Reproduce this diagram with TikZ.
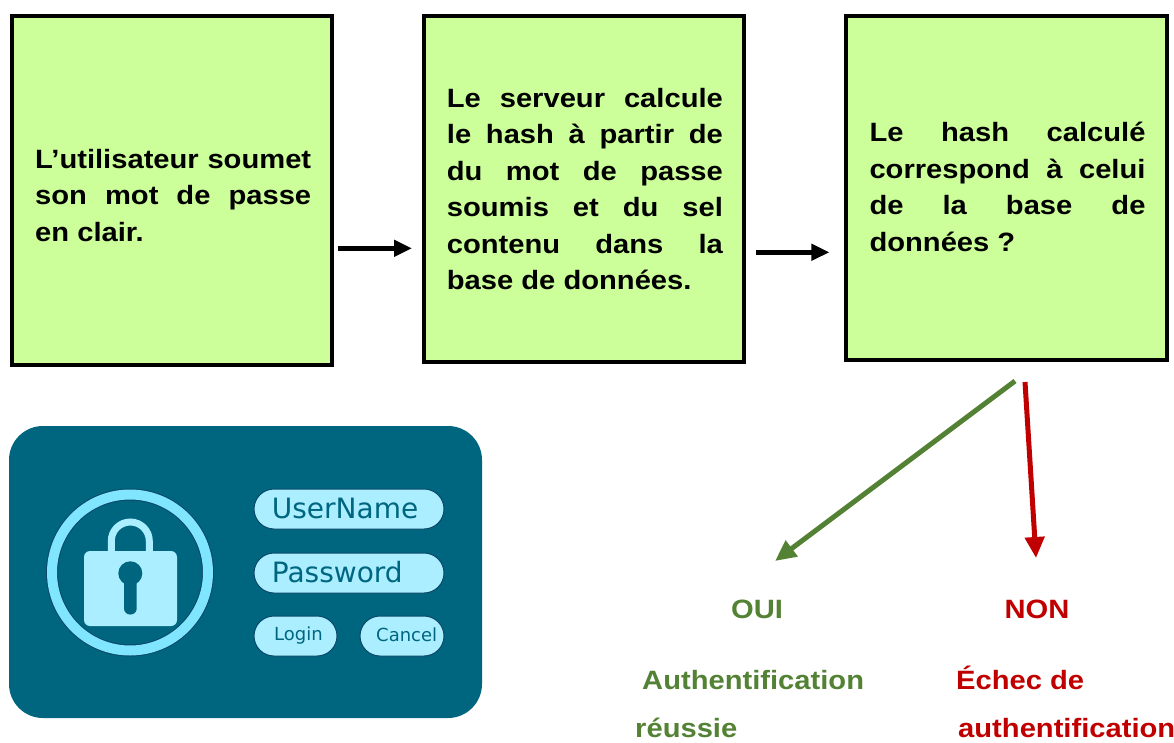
\documentclass[tikz,border=0pt]{standalone}
\usepackage{fontspec}
\setmainfont[FakeStretch=1.1]{Liberation Sans}
\newfontfamily\uifont{DejaVu Sans}
\usetikzlibrary{arrows.meta}

\definecolor{boxgreen}{RGB}{204,255,153}
\definecolor{okgreen}{RGB}{84,130,53}
\definecolor{nored}{RGB}{192,0,0}
\definecolor{panel}{RGB}{0,102,128}
\definecolor{ring}{RGB}{128,229,255}
\definecolor{pale}{RGB}{170,238,255}
\definecolor{edge}{RGB}{10,72,104}

\tikzset{
  stepbox/.style={draw=black, line width=4pt, fill=boxgreen, inner sep=0pt},
  boxtext/.style={text width=276pt, align=justify, inner sep=0pt, anchor=north west,
    font=\bfseries\fontsize{26.5}{36.5}\selectfont},
  flowarrow/.style={line width=4.5pt, -{Triangle[length=18pt,width=16pt]}},
  branch/.style={line width=5pt, -{Triangle[length=21pt,width=19pt]}},
  outcome/.style={inner sep=0pt, font=\bfseries\fontsize{26.5}{30}\selectfont},
  pill/.style={fill=pale, draw=edge, line width=1pt, rounded corners=20pt},
  uitext/.style={inner sep=0pt, anchor=base west, text=panel},
}

\begin{document}
\begin{tikzpicture}[x=1pt, y=-1pt]
\useasboundingbox (0,0) rectangle (1174,743);

% --- process boxes ---
\node[stepbox, minimum width=320pt, minimum height=349pt] (b1) at (172,190.5) {};
\node[stepbox, minimum width=320pt, minimum height=346pt] (b2) at (584,189) {};
\node[stepbox, minimum width=321pt, minimum height=344pt] (b3) at (1006.5,188) {};

\node[boxtext] (t1) at (35,142.75)
  {\strut L’utilisateur soumet\linebreak son mot de passe\linebreak en clair.};
\node[boxtext] (t2) at (446.7,81.75)
  {\strut Le serveur calcule\linebreak le hash à partir de\linebreak du mot de passe\linebreak
   soumis et du sel\linebreak contenu dans la\linebreak base de données.};
\node[boxtext] (t3) at (869.3,116.15)
  {\strut Le hash calculé\linebreak correspond à celui\linebreak de la base de\linebreak données ?};

% --- flow arrows ---
\draw[flowarrow] ([shift={(4,57.8)}]b1.east) -- ([shift={(-10,59.3)}]b2.west);
\draw[flowarrow] ([shift={(10.3,63.3)}]b2.east) -- ([shift={(-14.6,64.3)}]b3.west);

% --- outcomes ---
\node[outcome, text=okgreen, anchor=base] (oui) at (757,618) {OUI};
\node[outcome, text=nored, anchor=base] (non) at (1037,618) {NON};
\node[outcome, text=okgreen, anchor=base west] (ok1) at (642,689) {Authentification};
\node[outcome, text=okgreen, anchor=base west] (ok2) at (635,737) {réussie};
\node[outcome, text=nored, anchor=base west] (no1) at (956,689) {Échec de};
\node[outcome, text=nored, anchor=base west] (no2) at (958,737) {authentification};

\draw[branch, okgreen] ([shift={(8.5,19)}]b3.south) -- ([shift={(18,-57)}]oui.base);
\draw[branch, nored] ([shift={(18.5,20)}]b3.south) -- ([shift={(-1,-60)}]non.base);

% --- login panel ---
\fill[panel, rounded corners=34pt] (9,426) rectangle (482,718);

% ring around the padlock
\draw[edge, line width=12pt] (130,572.5) circle[radius=78];
\draw[ring, line width=10pt] (130,572.5) circle[radius=78];

% padlock
\draw[pale, line width=7pt] (111.3,553) -- (111.3,541) arc[start angle=180, end angle=360, radius=19] -- (149.3,553);
\fill[pale, rounded corners=6pt] (84,551) rectangle (177,626);
\fill[panel] (130.3,573.3) circle[radius=12];
\fill[panel, rounded corners=6pt] (124,575) rectangle (136.7,614.5);

% form fields and buttons
\draw[pill] (254,489) rectangle (444,529);
\draw[pill] (254,553) rectangle (444,593);
\draw[pill] (254,616) rectangle (337,656);
\draw[pill] (360,616) rectangle (444,656);

\node[uitext, font=\uifont\fontsize{28}{32}\selectfont] (user) at (271.7,518) {UserName};
\node[uitext, font=\uifont\fontsize{28}{32}\selectfont] (pass) at (271.7,582.3) {Password};
\node[uitext, font=\uifont\fontsize{18}{22}\selectfont] (login) at (274,640) {Login};
\node[uitext, font=\uifont\fontsize{18}{22}\selectfont] (cancel) at (376,641.7) {Cancel};

\end{tikzpicture}
\end{document}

▸ **Exercise goal**
Keep every word of the data as it is when you write it out, but drop the pictures.

▸ **Response for this exercise**
Reproduce this diagram with TikZ.
\documentclass[tikz,border=0pt]{standalone}
\usepackage{fontspec}
\setmainfont[FakeStretch=1.1]{Liberation Sans}
\newfontfamily\uifont{DejaVu Sans}
\usetikzlibrary{arrows.meta}

\definecolor{boxgreen}{RGB}{204,255,153}
\definecolor{okgreen}{RGB}{84,130,53}
\definecolor{nored}{RGB}{192,0,0}
\definecolor{panel}{RGB}{0,102,128}
\definecolor{ring}{RGB}{128,229,255}
\definecolor{pale}{RGB}{170,238,255}
\definecolor{edge}{RGB}{10,72,104}

\tikzset{
  stepbox/.style={draw=black, line width=4pt, fill=boxgreen, inner sep=0pt},
  boxtext/.style={text width=276pt, align=justify, inner sep=0pt, anchor=north west,
    font=\bfseries\fontsize{26.5}{36.5}\selectfont},
  flowarrow/.style={line width=4.5pt, -{Triangle[length=18pt,width=16pt]}},
  branch/.style={line width=5pt, -{Triangle[length=21pt,width=19pt]}},
  outcome/.style={inner sep=0pt, font=\bfseries\fontsize{26.5}{30}\selectfont},
  pill/.style={fill=pale, draw=edge, line width=1pt, rounded corners=20pt},
  uitext/.style={inner sep=0pt, anchor=base west, text=panel},
}

\begin{document}
\begin{tikzpicture}[x=1pt, y=-1pt]
\useasboundingbox (0,0) rectangle (1174,743);

% --- process boxes ---
\node[stepbox, minimum width=320pt, minimum height=349pt] (b1) at (172,190.5) {};
\node[stepbox, minimum width=320pt, minimum height=346pt] (b2) at (584,189) {};
\node[stepbox, minimum width=321pt, minimum height=344pt] (b3) at (1006.5,188) {};

\node[boxtext] (t1) at (35,142.75)
  {\strut L’utilisateur soumet\linebreak son mot de passe\linebreak en clair.};
\node[boxtext] (t2) at (446.7,81.75)
  {\strut Le serveur calcule\linebreak le hash à partir de\linebreak du mot de passe\linebreak
   soumis et du sel\linebreak contenu dans la\linebreak base de données.};
\node[boxtext] (t3) at (869.3,116.15)
  {\strut Le hash calculé\linebreak correspond à celui\linebreak de la base de\linebreak données ?};

% --- flow arrows ---
\draw[flowarrow] ([shift={(4,57.8)}]b1.east) -- ([shift={(-10,59.3)}]b2.west);
\draw[flowarrow] ([shift={(10.3,63.3)}]b2.east) -- ([shift={(-14.6,64.3)}]b3.west);

% --- outcomes ---
\node[outcome, text=okgreen, anchor=base] (oui) at (757,618) {OUI};
\node[outcome, text=nored, anchor=base] (non) at (1037,618) {NON};
\node[outcome, text=okgreen, anchor=base west] (ok1) at (642,689) {Authentification};
\node[outcome, text=okgreen, anchor=base west] (ok2) at (635,737) {réussie};
\node[outcome, text=nored, anchor=base west] (no1) at (956,689) {Échec de};
\node[outcome, text=nored, anchor=base west] (no2) at (958,737) {authentification};

\draw[branch, okgreen] ([shift={(8.5,19)}]b3.south) -- ([shift={(18,-57)}]oui.base);
\draw[branch, nored] ([shift={(18.5,20)}]b3.south) -- ([shift={(-1,-60)}]non.base);

% --- login panel ---
\fill[panel, rounded corners=34pt] (9,426) rectangle (482,718);

% ring around the padlock
\draw[edge, line width=12pt] (130,572.5) circle[radius=78];
\draw[ring, line width=10pt] (130,572.5) circle[radius=78];

% padlock
\draw[pale, line width=7pt] (111.3,553) -- (111.3,541) arc[start angle=180, end angle=360, radius=19] -- (149.3,553);
\fill[pale, rounded corners=6pt] (84,551) rectangle (177,626);
\fill[panel] (130.3,573.3) circle[radius=12];
\fill[panel, rounded corners=6pt] (124,575) rectangle (136.7,614.5);

% form fields and buttons
\draw[pill] (254,489) rectangle (444,529);
\draw[pill] (254,553) rectangle (444,593);
\draw[pill] (254,616) rectangle (337,656);
\draw[pill] (360,616) rectangle (444,656);

\node[uitext, font=\uifont\fontsize{28}{32}\selectfont] (user) at (271.7,518) {UserName};
\node[uitext, font=\uifont\fontsize{28}{32}\selectfont] (pass) at (271.7,582.3) {Password};
\node[uitext, font=\uifont\fontsize{18}{22}\selectfont] (login) at (274,640) {Login};
\node[uitext, font=\uifont\fontsize{18}{22}\selectfont] (cancel) at (376,641.7) {Cancel};

\end{tikzpicture}
\end{document}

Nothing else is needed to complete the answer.